Personally, I thought that there are many apps that do things like
persist auth tokens.  (A few apps I've seen even store passwords..)

Kris

On Tue, Mar 26, 2013 at 2:56 PM, Jeffrey Walton <[email protected]> wrote:
> On Tue, Mar 26, 2013 at 2:04 PM, Kristopher Micinski
> <[email protected]> wrote:
>> I'm not sure I really understand your question.
>>
>> Here's what I think you're saying: Android apps are written to be
>> ephemeral, and routinely get killed (after hey have *hopefully*
>> serialized their state into memory) and restarted at the appropriate
>> points.  But you're worried that the programmer will accidentally
>> serialize some piece of information that they shouldn't be because it
>> is sensitive.  (E.g., this happens with tokens for webservices, for
>> example..)
> Yes. The encrypted secret is the user's password or a session cookie
> that's being cached to improve the UI experience. Persisting an
> encrypted secret across the restart only works if the encryption key
> cannot be recovered; and I can't guarantee that with a Keychain or
> Keystore.
>
> When moving to the background, I recommend wiping secrets if the data
> sensitivity level warrants increased vigilance. That means a user will
> have to, for example, login again on the next relaunch. Its
> inconvenient, but its a necessary evil to comply with some polices.
>
> However, screen rotation is different since I know the application
> will be immediately relaunched. In this case, the "wipe secrets"

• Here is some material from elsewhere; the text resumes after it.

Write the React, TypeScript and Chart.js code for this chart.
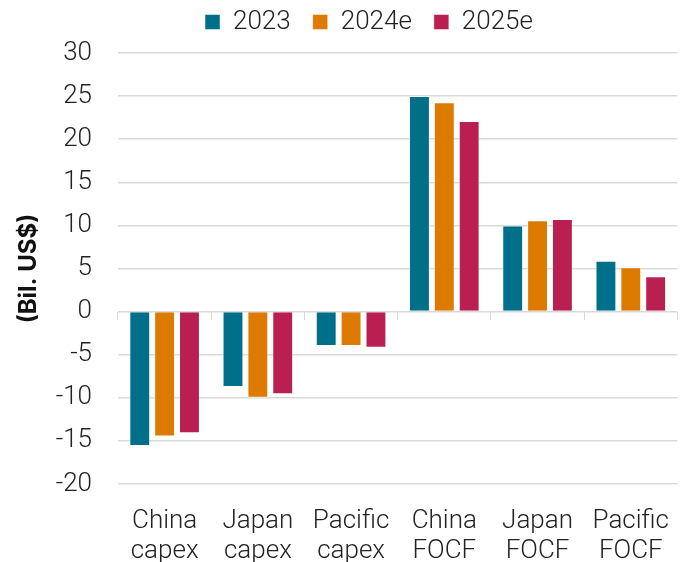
import React, { useEffect, useRef } from "react";
import { Chart, registerables } from "chart.js";

Chart.register(...registerables);

const categories: string[][] = [
  ["China", "capex"],
  ["Japan", "capex"],
  ["Pacific", "capex"],
  ["China", "FOCF"],
  ["Japan", "FOCF"],
  ["Pacific", "FOCF"],
];
const series2023 = [-15.6, -8.75, -4.0, 25.0, 10.0, 5.9];
const series2024e = [-14.5, -10.0, -4.0, 24.3, 10.6, 5.15];
const series2025e = [-14.1, -9.6, -4.2, 22.1, 10.75, 4.1];
const seriesNames = ["2023", "2024e", "2025e"];
const colors = ["#006f89", "#dd7a00", "#b91f50"];
const yMin = -20;
const yMax = 30;
const yStep = 5;
const yTitle = "(Bil. US$)";

const FONT = "Roboto, 'Noto Sans', sans-serif";
const LEGEND_SHIFT = 20;

const legendTweak = {
  id: "legendTweak",
  afterInit(chart: any) {
    const lg = chart.legend;
    if (!lg) return;
    const orig = lg.fit.bind(lg);
    lg.fit = () => {
      orig();
      lg.height += 8;
    };
  },
  afterLayout(chart: any) {
    const lg = chart.legend;
    if (!lg) return;
    lg.left += LEGEND_SHIFT;
    lg.right += LEGEND_SHIFT;
  },
};

export default function App() {
  const ref = useRef<HTMLCanvasElement | null>(null);
  useEffect(() => {
    if (!ref.current) return;
    const values = [series2023, series2024e, series2025e];
    const chart = new Chart(ref.current, {
      type: "bar",
      data: {
        labels: categories,
        datasets: values.map((v, i) => ({
          label: seriesNames[i],
          data: v,
          backgroundColor: colors[i],
          borderColor: "rgba(255,255,255,0.45)",
          borderWidth: 1,
          barPercentage: 0.84,
          categoryPercentage: 0.8,
          xAxisID: "x",
        })),
      },
      plugins: [legendTweak],
      options: {
        animation: false,
        responsive: false,
        maintainAspectRatio: false,
        layout: { padding: { left: 14, right: 0, top: -13, bottom: 0 } },
        plugins: {
          legend: {
            position: "top",
            labels: {
              boxWidth: 15,
              boxHeight: 15,
              padding: 22,
              color: "#222",
              font: { family: FONT, size: 26, weight: 300 },
            },
          },
          tooltip: { enabled: false },
        },
        scales: {
          x: {
            position: "bottom",
            grid: { display: false },
            border: { display: false },
            afterFit: (s: any) => {
              s.height = 78;
            },
            ticks: {
              color: "#222",
              font: { family: FONT, size: 26, weight: 300, lineHeight: 1.15 },
              maxRotation: 0,
              padding: 15,
            },
          },
          x2: {
            type: "category",
            labels: categories.map((c) => c.join(" ")),
            position: { y: 0 },
            offset: true,
            afterFit: (s: any) => {
              s.height = 0;
            },
            grid: {
              display: true,
              drawOnChartArea: false,
              drawTicks: true,
              tickLength: 8,
              color: "#d9d9d9",
              offset: true,
            },
            border: { display: false },
            ticks: { display: false },
          },
          y: {
            min: yMin,
            max: yMax,
            afterFit: (s: any) => {
              s.width = 104;
            },
            ticks: {
              stepSize: yStep,
              color: "#222",
              font: { family: FONT, size: 26, weight: 300 },
              padding: 26,
            },
            grid: { color: "#d9d9d9", drawTicks: false, lineWidth: 1.5 },
            border: { display: false },
            title: {
              display: true,
              text: yTitle,
              color: "#111",
              font: { family: "Inter, 'Open Sans', sans-serif", size: 24, weight: "bold" },
              padding: { top: 0, bottom: 0 },
            },
          },
        },
      },
    } as any);
    return () => chart.destroy();
  }, []);
  return (
    <div style={{ position: "fixed", left: 0, top: 0, width: 684, height: 562, background: "#fff" }}>
      <canvas ref={ref} width={684} height={562} style={{ width: 684, height: 562 }} />
    </div>
  );
}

> strategy does not really work.
>
> Jeff
>
>> On Tue, Mar 26, 2013 at 1:37 PM, Jeffrey Walton <[email protected]> wrote:
>>> Hi All,
>>>
>>> I'm trying to determine the best way to securely handle state
>>> transitions. Specifically, how to securely persist items such as
>>> Session Keys or Session IDs between restarts due to a device rotation,
>>> language change, etc
>>> (http://developer.android.com/guide/topics/resources/runtime-changes.html).
>>>
>>> Is there a per-restart key available in the onDestroy()/onCreate()
>>> cycle? Note that I don't want to store the secret (or an encryption
>>> key) in a Keychain or Keystore since it can be recovered. I would
>>> prefer something that only lives in memory with a limited lifetime
>>> (the time it takes for the restart).
>>>
>>> What does Android provide at the application level to help ensure
>>> sensitive information is not serialized in plain text across restarts?